| Source code of charts |
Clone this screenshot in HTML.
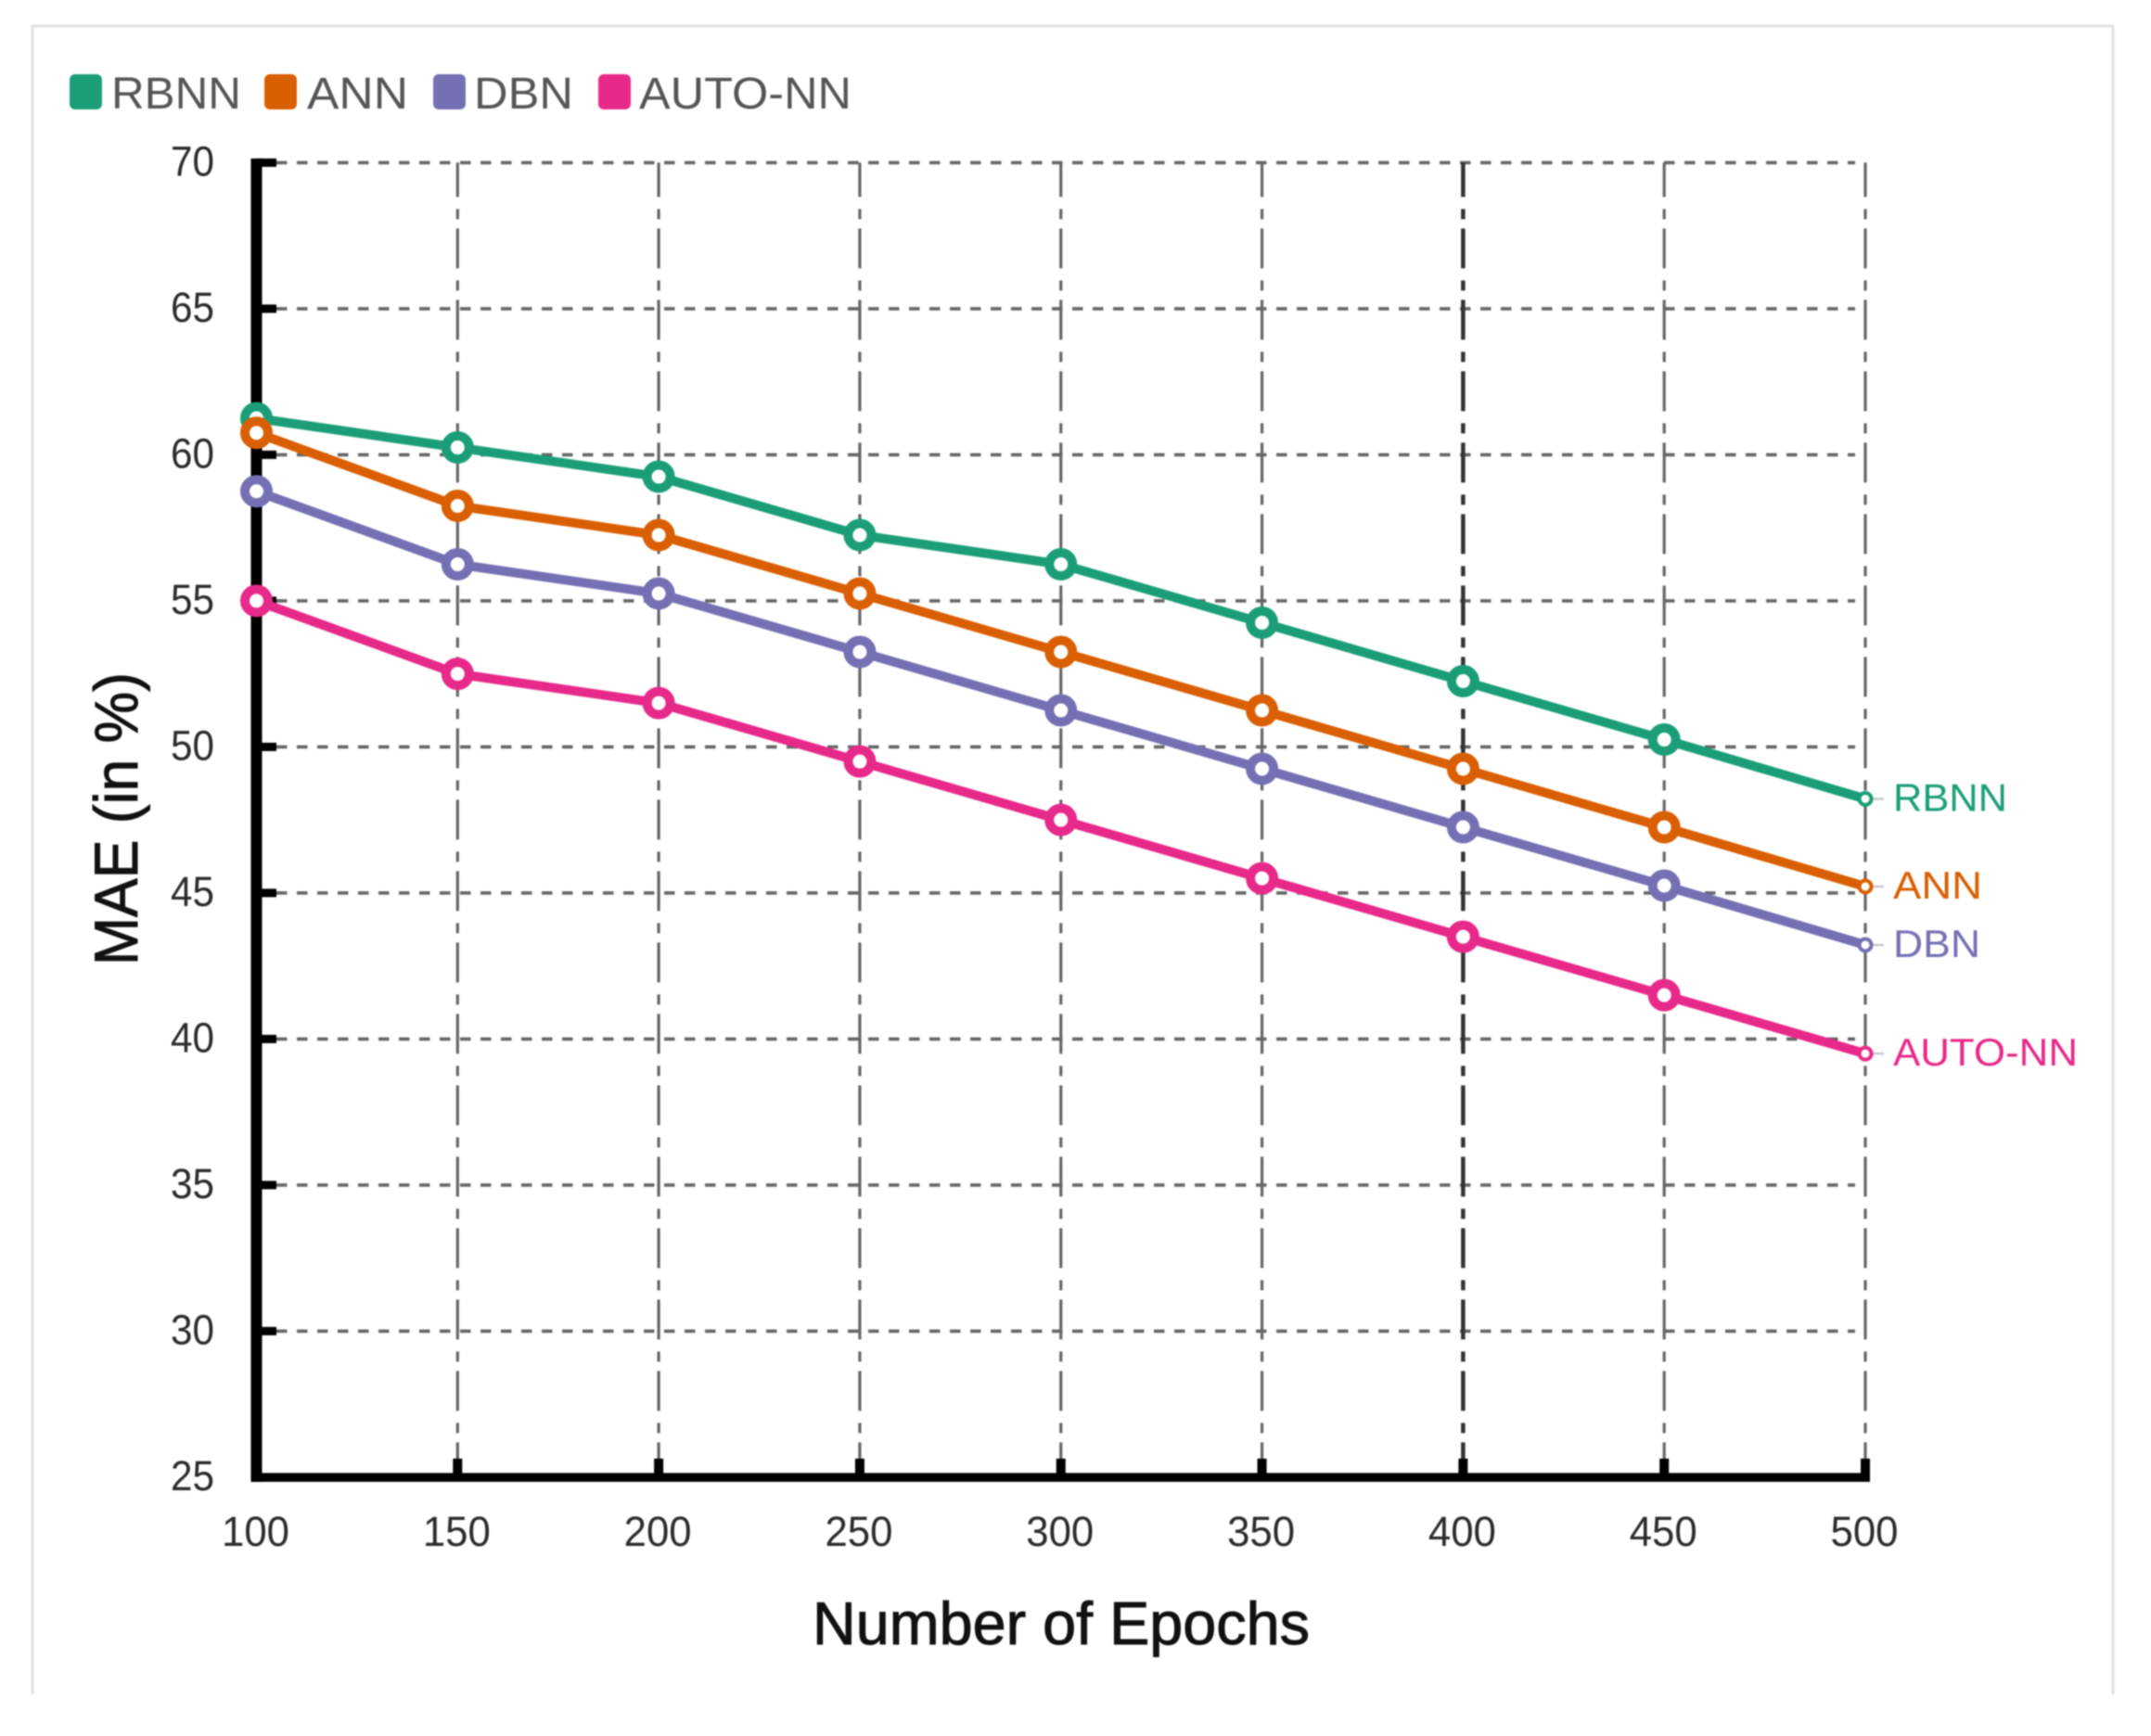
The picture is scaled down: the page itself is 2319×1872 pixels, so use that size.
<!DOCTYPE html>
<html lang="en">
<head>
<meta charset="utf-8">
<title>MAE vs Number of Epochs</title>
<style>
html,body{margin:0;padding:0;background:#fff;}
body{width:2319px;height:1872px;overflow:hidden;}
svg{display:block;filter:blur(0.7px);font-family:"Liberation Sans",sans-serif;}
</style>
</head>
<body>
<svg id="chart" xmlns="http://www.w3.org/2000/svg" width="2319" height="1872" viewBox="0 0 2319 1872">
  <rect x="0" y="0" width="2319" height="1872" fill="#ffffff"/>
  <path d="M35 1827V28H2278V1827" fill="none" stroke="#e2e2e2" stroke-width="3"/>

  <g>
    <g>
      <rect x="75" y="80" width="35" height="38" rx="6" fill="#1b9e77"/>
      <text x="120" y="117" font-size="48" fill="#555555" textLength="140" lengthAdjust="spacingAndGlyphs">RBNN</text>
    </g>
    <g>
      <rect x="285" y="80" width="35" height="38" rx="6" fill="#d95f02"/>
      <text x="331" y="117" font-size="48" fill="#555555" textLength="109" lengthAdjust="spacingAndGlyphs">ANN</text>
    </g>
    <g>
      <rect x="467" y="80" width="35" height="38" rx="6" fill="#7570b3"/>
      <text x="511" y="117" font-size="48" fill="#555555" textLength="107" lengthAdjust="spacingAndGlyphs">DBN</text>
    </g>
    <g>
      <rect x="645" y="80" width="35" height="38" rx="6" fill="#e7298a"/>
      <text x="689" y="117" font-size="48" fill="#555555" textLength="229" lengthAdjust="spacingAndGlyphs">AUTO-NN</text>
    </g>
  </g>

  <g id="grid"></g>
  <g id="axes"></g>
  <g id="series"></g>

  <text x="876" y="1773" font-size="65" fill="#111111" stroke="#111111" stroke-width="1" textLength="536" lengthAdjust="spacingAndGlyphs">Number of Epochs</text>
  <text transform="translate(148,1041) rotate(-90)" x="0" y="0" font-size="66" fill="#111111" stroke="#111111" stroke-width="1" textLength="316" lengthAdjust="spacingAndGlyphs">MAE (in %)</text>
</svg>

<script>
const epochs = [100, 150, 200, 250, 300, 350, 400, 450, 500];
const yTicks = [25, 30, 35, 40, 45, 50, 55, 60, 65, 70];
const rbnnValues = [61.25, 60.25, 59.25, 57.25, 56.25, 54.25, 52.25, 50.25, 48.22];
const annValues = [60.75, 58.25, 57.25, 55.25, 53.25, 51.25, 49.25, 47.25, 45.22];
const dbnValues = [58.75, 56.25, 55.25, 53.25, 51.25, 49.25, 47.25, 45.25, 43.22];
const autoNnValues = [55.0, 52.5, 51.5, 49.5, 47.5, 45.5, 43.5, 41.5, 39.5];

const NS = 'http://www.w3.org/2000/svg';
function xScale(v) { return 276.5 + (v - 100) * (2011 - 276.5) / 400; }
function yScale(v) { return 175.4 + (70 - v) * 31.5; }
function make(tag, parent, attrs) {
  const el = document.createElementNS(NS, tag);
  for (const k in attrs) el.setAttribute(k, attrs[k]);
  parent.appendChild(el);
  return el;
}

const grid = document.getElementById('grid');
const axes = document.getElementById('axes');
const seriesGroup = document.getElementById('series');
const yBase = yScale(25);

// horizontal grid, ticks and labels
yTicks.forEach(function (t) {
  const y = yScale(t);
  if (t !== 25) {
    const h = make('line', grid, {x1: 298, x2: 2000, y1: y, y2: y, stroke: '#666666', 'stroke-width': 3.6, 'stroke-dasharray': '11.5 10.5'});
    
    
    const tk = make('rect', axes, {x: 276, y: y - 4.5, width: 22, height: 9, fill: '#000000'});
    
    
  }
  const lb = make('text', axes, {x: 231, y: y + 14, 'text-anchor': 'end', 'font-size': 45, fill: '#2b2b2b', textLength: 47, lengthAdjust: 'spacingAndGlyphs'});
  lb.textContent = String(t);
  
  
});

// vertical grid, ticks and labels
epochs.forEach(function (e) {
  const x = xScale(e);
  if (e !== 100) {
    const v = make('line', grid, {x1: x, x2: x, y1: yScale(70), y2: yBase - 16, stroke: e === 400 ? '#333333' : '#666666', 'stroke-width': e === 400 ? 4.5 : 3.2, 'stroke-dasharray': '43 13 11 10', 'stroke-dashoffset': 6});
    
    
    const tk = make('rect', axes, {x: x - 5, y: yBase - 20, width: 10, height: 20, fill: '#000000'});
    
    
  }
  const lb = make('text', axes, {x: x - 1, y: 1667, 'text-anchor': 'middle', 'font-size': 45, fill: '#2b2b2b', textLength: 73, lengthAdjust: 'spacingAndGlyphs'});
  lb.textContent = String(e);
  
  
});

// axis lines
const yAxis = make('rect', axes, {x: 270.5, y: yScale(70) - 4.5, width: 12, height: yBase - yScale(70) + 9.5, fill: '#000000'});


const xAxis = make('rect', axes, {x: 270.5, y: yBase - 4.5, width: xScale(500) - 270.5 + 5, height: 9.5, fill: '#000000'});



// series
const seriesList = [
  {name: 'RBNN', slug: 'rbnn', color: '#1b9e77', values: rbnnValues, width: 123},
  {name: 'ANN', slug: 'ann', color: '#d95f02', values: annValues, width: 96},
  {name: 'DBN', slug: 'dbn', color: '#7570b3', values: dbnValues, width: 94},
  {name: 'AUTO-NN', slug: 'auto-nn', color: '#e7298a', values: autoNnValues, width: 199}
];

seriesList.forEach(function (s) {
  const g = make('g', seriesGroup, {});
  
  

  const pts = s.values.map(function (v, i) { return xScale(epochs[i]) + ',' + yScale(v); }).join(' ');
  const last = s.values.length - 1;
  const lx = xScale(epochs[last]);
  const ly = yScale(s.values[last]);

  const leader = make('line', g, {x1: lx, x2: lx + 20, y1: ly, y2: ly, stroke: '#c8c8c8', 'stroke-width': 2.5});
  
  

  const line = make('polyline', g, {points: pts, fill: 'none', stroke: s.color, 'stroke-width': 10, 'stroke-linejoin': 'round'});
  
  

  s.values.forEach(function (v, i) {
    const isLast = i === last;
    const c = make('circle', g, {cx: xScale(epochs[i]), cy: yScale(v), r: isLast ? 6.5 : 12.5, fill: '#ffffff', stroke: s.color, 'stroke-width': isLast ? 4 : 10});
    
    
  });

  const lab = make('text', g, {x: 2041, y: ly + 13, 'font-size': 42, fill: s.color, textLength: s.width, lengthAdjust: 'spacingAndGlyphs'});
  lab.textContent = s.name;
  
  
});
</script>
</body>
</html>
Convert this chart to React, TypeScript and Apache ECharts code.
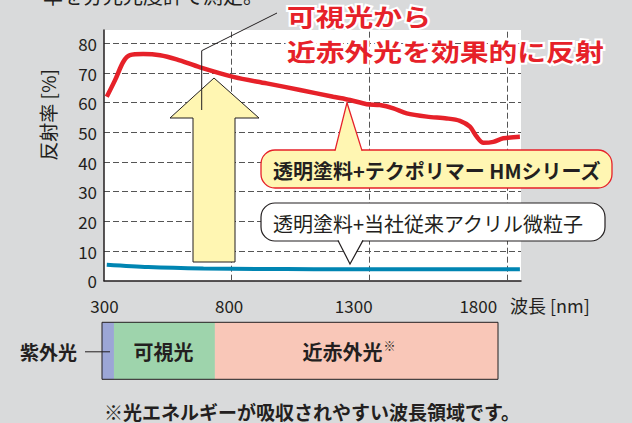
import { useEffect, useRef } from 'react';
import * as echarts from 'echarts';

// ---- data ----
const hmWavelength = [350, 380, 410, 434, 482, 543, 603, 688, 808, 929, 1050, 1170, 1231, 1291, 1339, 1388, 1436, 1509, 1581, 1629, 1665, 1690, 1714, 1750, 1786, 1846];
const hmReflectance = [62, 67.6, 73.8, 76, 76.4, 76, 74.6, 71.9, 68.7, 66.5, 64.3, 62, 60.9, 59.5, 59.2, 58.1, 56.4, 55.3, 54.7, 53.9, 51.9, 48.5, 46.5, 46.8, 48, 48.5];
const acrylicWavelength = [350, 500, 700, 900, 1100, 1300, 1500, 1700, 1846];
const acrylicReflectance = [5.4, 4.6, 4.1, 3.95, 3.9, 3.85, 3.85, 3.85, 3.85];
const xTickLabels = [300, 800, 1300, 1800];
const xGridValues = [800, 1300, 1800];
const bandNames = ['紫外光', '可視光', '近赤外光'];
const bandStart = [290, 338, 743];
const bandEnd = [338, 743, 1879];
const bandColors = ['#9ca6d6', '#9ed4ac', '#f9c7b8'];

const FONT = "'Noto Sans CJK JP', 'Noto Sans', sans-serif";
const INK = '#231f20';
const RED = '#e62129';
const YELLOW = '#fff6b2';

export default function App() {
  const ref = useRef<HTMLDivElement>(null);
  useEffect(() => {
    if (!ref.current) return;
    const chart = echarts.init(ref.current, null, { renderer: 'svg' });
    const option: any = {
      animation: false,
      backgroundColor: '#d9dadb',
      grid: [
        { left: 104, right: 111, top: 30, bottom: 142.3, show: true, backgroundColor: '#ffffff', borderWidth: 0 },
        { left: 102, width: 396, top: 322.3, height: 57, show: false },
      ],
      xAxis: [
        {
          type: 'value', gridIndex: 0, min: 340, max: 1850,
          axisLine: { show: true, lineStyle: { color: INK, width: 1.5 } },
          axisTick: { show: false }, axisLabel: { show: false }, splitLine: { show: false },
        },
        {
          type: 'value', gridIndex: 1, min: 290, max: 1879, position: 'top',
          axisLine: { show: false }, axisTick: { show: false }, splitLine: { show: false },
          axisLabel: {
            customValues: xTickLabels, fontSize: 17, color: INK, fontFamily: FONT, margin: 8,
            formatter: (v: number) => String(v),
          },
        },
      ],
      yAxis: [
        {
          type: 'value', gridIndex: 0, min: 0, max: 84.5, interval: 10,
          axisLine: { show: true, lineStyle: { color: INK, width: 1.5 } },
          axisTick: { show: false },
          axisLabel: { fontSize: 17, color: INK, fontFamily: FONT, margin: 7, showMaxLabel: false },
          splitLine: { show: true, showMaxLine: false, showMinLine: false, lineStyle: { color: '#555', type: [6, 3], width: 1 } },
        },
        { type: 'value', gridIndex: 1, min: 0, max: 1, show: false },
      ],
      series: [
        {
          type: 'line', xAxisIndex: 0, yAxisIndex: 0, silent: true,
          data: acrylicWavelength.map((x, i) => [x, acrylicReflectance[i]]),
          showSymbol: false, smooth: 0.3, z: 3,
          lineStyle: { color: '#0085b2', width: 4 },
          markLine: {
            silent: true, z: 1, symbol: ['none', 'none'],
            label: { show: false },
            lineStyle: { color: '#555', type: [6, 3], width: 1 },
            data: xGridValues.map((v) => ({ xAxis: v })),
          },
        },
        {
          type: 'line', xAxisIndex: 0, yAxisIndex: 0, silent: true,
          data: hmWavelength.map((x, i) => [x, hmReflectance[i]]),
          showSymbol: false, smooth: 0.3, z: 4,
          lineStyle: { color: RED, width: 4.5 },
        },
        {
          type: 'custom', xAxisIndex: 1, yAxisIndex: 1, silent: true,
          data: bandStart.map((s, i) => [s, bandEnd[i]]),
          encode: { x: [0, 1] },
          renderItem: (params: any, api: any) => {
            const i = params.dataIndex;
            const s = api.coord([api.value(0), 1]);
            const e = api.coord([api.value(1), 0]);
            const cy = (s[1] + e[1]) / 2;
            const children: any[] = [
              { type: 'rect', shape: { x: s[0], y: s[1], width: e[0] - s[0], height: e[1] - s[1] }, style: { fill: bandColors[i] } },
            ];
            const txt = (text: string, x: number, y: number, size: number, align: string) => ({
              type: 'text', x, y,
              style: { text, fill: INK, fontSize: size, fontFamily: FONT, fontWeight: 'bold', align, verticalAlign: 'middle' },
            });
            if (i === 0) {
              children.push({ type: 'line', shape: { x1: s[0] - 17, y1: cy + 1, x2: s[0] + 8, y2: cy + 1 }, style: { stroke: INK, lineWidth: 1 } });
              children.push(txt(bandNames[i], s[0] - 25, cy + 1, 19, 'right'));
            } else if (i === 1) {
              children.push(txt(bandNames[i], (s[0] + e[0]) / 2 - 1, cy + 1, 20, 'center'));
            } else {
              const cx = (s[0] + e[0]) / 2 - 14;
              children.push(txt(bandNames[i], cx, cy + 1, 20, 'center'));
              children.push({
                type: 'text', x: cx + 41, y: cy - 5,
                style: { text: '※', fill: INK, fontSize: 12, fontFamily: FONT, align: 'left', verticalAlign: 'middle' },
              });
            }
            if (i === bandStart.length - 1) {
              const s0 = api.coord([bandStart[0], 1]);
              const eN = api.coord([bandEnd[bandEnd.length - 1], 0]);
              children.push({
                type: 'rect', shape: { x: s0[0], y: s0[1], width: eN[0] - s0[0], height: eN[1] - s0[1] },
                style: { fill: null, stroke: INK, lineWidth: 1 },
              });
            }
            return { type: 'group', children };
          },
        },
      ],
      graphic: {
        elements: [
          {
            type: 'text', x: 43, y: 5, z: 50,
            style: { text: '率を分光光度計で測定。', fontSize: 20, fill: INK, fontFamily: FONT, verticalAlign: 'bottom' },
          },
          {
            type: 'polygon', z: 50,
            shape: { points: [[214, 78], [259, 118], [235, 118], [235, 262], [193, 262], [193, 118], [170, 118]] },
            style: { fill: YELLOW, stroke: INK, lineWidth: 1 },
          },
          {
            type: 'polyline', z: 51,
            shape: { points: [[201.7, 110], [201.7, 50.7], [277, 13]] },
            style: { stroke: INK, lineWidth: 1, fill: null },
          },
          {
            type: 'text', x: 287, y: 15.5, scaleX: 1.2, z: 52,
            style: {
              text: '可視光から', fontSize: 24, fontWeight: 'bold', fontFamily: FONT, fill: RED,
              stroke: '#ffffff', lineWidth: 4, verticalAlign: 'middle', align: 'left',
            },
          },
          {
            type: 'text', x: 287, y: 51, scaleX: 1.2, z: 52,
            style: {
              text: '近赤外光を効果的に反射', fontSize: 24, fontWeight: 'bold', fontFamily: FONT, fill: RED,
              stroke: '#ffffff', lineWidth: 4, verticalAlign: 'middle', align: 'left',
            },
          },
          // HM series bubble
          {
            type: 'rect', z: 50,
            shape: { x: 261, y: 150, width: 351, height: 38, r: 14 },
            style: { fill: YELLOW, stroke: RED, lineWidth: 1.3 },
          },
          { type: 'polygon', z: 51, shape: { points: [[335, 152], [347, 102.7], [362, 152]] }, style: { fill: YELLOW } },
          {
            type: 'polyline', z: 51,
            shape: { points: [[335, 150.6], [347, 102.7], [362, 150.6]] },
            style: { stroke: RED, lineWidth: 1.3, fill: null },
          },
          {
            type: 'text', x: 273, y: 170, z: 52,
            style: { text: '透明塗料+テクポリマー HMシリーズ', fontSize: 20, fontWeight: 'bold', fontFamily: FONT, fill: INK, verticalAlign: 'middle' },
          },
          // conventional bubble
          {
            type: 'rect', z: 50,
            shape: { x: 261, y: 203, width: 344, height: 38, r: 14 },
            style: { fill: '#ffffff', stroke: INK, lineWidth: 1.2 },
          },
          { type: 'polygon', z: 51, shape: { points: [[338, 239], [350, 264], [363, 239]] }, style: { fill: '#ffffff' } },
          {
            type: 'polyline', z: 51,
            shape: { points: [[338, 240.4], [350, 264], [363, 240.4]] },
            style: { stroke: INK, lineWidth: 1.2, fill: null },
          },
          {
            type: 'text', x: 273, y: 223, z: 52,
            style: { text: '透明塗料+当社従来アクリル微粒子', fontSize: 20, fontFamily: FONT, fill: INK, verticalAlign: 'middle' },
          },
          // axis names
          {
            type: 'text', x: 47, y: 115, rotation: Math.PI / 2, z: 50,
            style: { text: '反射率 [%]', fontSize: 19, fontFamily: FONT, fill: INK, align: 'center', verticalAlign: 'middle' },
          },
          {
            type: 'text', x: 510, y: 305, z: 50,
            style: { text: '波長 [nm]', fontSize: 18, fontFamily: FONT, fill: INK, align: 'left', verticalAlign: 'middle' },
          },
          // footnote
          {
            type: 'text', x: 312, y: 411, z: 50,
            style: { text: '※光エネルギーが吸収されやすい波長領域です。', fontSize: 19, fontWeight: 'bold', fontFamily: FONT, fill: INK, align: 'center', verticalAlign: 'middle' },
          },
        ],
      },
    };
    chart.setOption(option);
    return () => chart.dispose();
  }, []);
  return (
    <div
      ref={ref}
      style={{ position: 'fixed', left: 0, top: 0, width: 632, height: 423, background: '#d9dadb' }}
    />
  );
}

| TASK GOAL |
Above are some entries. Restate word for word the lines from the one holding "Convert this chart" through the one holding "import * as echarts from 'echarts';", but not the pictures.

| FINISHED EXERCISE |
Convert this chart to React, TypeScript and Apache ECharts code.
import { useEffect, useRef } from 'react';
import * as echarts from 'echarts';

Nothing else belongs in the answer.